13. A rotary machine for applying fluid material within fastener nut comprising:

a rotating turntable forming at least one peripheral notch therebetween for positioning said nut,

at least one cylinder having a first and second opened end and an internal bore, said cylinder attached to said turntable,

means for positioning the internal bore of said nut in registry with said cylinder internal bore,

a first plunger disposed within said cylinder bore adjacent said first opened end, said first plunger further having a cam follower,

an elongated probe connected to said first plunger and movable therewith having a bore therein and at least one radially opening material discharge port communicating with said bore,

means for supplying said fluid material to said probe bore,

a non-rotating cam surface communicating with said cam follower causing said first plunger to move between a first position to a second inserted position as said turntable is rotated, said probe extending from said cylinder second opened end when said first plunger is in said second position,

valve means having a valve stem protruding from said probe, said valve stem movable between a first material shutoff position to a second depressed position at which said fluid material is permitted to flow from said probe discharge port,

a second plunger disposed within said cylinder and positioned between said first plunger and said cylinder second opened end, said second plunger having an internal bore which closely receives said probe,

stop means operatively associated with said turntable such that when said first plunger is in said first position, said nut is insertable within said notch and wherein as said plunger is moved to said second position, said probe is inserted within said nut internal cavity and said valve stem is depressed against said stop means thereby causing said fluid material to flow through said probe discharge port onto said internal cavity of said workpiece, and

biasing means biasing said second plunger toward a first position wherein said second plunger is withdrawn into said cylinder bore adjacent said second opened end when said plunger is in its first position toward a second position extended from said cylinder second opened end when said first plunger is in its second position, said second plunger thereby clamping said nut when said material flows from said ports, and said second plunger thereby extending from said cylinder second opened end when said nut is not present thereby closing off said discharge port and preventing material flow when said nut is absent.

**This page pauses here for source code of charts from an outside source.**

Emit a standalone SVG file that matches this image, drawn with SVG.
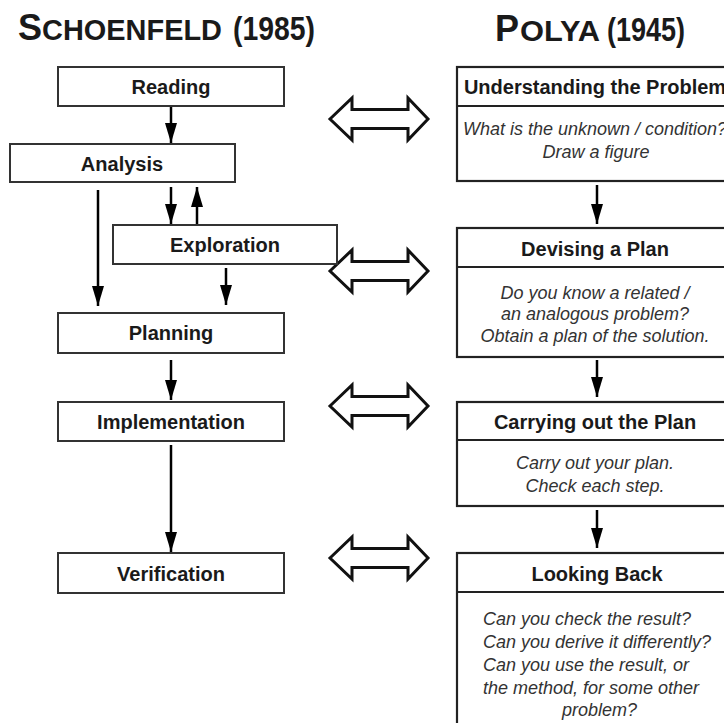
<svg xmlns="http://www.w3.org/2000/svg" width="724" height="723" viewBox="0 0 724 723">
<defs>
<style>
.box{fill:#fff;stroke:#333;stroke-width:2}
.pbox{fill:#fff;stroke:#222;stroke-width:2.2}
.sep{stroke:#222;stroke-width:2.2}
.lbl{font-family:"Liberation Sans",Arial,sans-serif;font-weight:bold;font-size:20px;fill:#1a1a1a;text-anchor:middle}
.body{font-family:"Liberation Sans",Arial,sans-serif;font-style:italic;font-size:18px;fill:#333}
.mid{text-anchor:middle}
.title{font-family:"Liberation Sans",Arial,sans-serif;font-weight:bold;fill:#1a1a1a}
.conn{stroke:#000;stroke-width:2.5;fill:none;marker-end:url(#ah)}
.dbl{fill:#fff;stroke:#111;stroke-width:3;stroke-linejoin:miter}
</style>
<marker id="ah" viewBox="0 0 20 12" refX="20" refY="6" markerWidth="20" markerHeight="12" markerUnits="userSpaceOnUse" orient="auto">
<path d="M0,0 L20,6 L0,12 z" fill="#000"/>
</marker>
</defs>
<rect width="724" height="723" fill="#fff"/>

<g id="titles">
<text class="title" y="40"><tspan x="18" font-size="36">S</tspan><tspan x="42" font-size="29" textLength="180" lengthAdjust="spacingAndGlyphs">CHOENFELD</tspan><tspan x="233" font-size="34" textLength="82" lengthAdjust="spacingAndGlyphs">(1985)</tspan></text>
<text class="title" y="41"><tspan x="495" font-size="36">P</tspan><tspan x="520" font-size="29" textLength="80" lengthAdjust="spacingAndGlyphs">OLYA</tspan><tspan x="607" font-size="34" textLength="78" lengthAdjust="spacingAndGlyphs">(1945)</tspan></text>
</g>

<g id="connectors">
<line class="conn" x1="171" y1="106" x2="171" y2="143"/>
<line class="conn" x1="171" y1="187" x2="171" y2="224"/>
<line class="conn" x1="197" y1="225" x2="197" y2="187"/>
<line class="conn" x1="98" y1="190" x2="98" y2="306"/>
<line class="conn" x1="226" y1="268" x2="226" y2="305"/>
<line class="conn" x1="171" y1="360" x2="171" y2="400"/>
<line class="conn" x1="171" y1="445" x2="171" y2="552"/>
<line class="conn" x1="597" y1="185" x2="597" y2="224"/>
<line class="conn" x1="597" y1="360" x2="597" y2="397"/>
<line class="conn" x1="597" y1="510" x2="597" y2="548"/>
<polygon class="dbl" points="330,119 352,98 352,109.5 408,109.5 408,98 428,119 408,140 408,128.5 352,128.5 352,140"/>
<polygon class="dbl" points="330,271 352,250 352,261.5 408,261.5 408,250 428,271 408,292 408,280.5 352,280.5 352,292"/>
<polygon class="dbl" points="330,406 352,385 352,396.5 408,396.5 408,385 428,406 408,427 408,415.5 352,415.5 352,427"/>
<polygon class="dbl" points="330,558 352,537 352,548.5 408,548.5 408,537 428,558 408,579 408,567.5 352,567.5 352,579"/>
</g>

<g id="reading"><rect class="box" x="58" y="67" width="226" height="39"/><text class="lbl" x="171" y="94">Reading</text></g>
<g id="analysis"><rect class="box" x="10" y="144" width="225" height="38"/><text class="lbl" x="122" y="171">Analysis</text></g>
<g id="exploration"><rect class="box" x="113" y="225" width="224" height="39"/><text class="lbl" x="225" y="252">Exploration</text></g>
<g id="planning"><rect class="box" x="58" y="313" width="226" height="40"/><text class="lbl" x="171" y="340">Planning</text></g>
<g id="implementation"><rect class="box" x="58" y="402" width="226" height="39"/><text class="lbl" x="171" y="429">Implementation</text></g>
<g id="verification"><rect class="box" x="58" y="553" width="226" height="40"/><text class="lbl" x="171" y="581">Verification</text></g>

<g id="understanding">
<rect class="pbox" x="457" y="67" width="282" height="114"/>
<line class="sep" x1="457" y1="106" x2="739" y2="106"/>
<text class="lbl" x="595" y="94">Understanding the Problem</text>
<text class="body mid" x="595" y="135">What is the unknown / condition?</text>
<text class="body mid" x="596" y="158">Draw a figure</text>
</g>
<g id="devising">
<rect class="pbox" x="457" y="228" width="282" height="129"/>
<line class="sep" x1="457" y1="267" x2="739" y2="267"/>
<text class="lbl" x="595" y="256">Devising a Plan</text>
<text class="body mid" x="595" y="299">Do you know a related /</text>
<text class="body mid" x="595" y="320">an analogous problem?</text>
<text class="body mid" x="595" y="342">Obtain a plan of the solution.</text>
</g>
<g id="carrying">
<rect class="pbox" x="457" y="402" width="282" height="104"/>
<line class="sep" x1="457" y1="440" x2="739" y2="440"/>
<text class="lbl" x="595" y="429">Carrying out the Plan</text>
<text class="body mid" x="595" y="469">Carry out your plan.</text>
<text class="body mid" x="595" y="492">Check each step.</text>
</g>
<g id="lookingback">
<rect class="pbox" x="457" y="553" width="282" height="190"/>
<line class="sep" x1="457" y1="592" x2="739" y2="592"/>
<text class="lbl" x="597" y="581">Looking Back</text>
<text class="body" x="483" y="625">Can you check the result?</text>
<text class="body" x="483" y="648">Can you derive it differently?</text>
<text class="body" x="483" y="671">Can you use the result, or</text>
<text class="body" x="483" y="694">the method, for some other</text>
<text class="body" x="562" y="716">problem?</text>
</g>
</svg>
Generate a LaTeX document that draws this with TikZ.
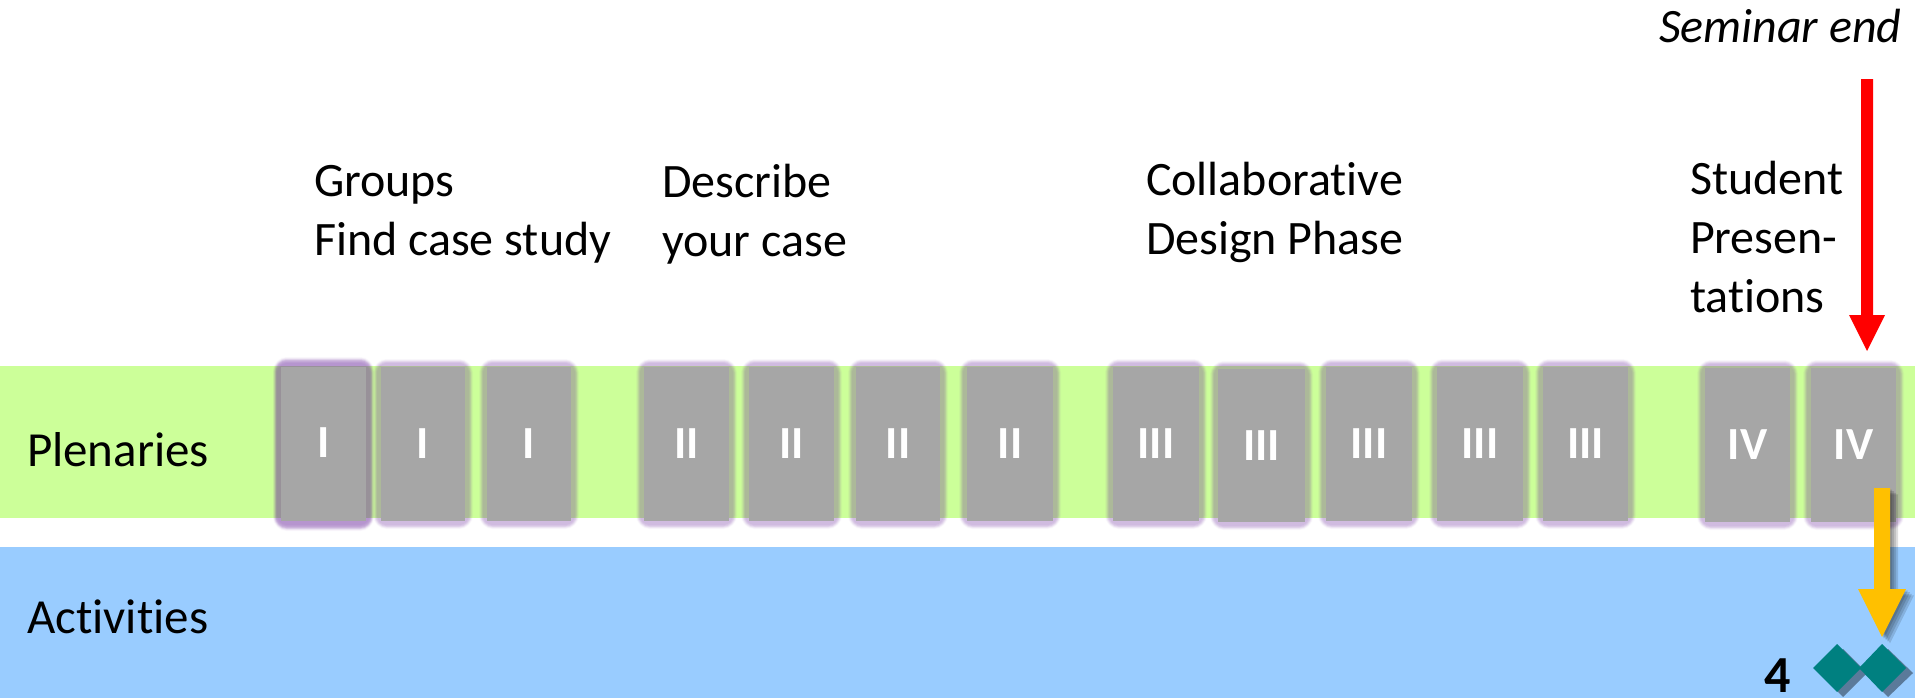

14. The rotary machine according to claim 13 wherein a plurality of said cylinders are provided and are attached to said turntable such that a plurality of said nuts are retained within said notches simultaneously.

15. The rotary machine according to claim 13 wherein said valve means comprises a plug attached to said valve stem disposed within said probe bore, said probe bore being stepped thereby forming an annular shoulder between bore sections, wherein in said first valve stem position said plug seals against said shoulder, and in said second depressed position said plug is forced from contact with said shoulder thereby permitting said material to flow within said probe bore.

16. The rotary machine according to claim 13 wherein said stop means comprises a second cylinder having an internal bore, an internally disposed plunger in said bore, and biasing means biasing said plunger within said bore.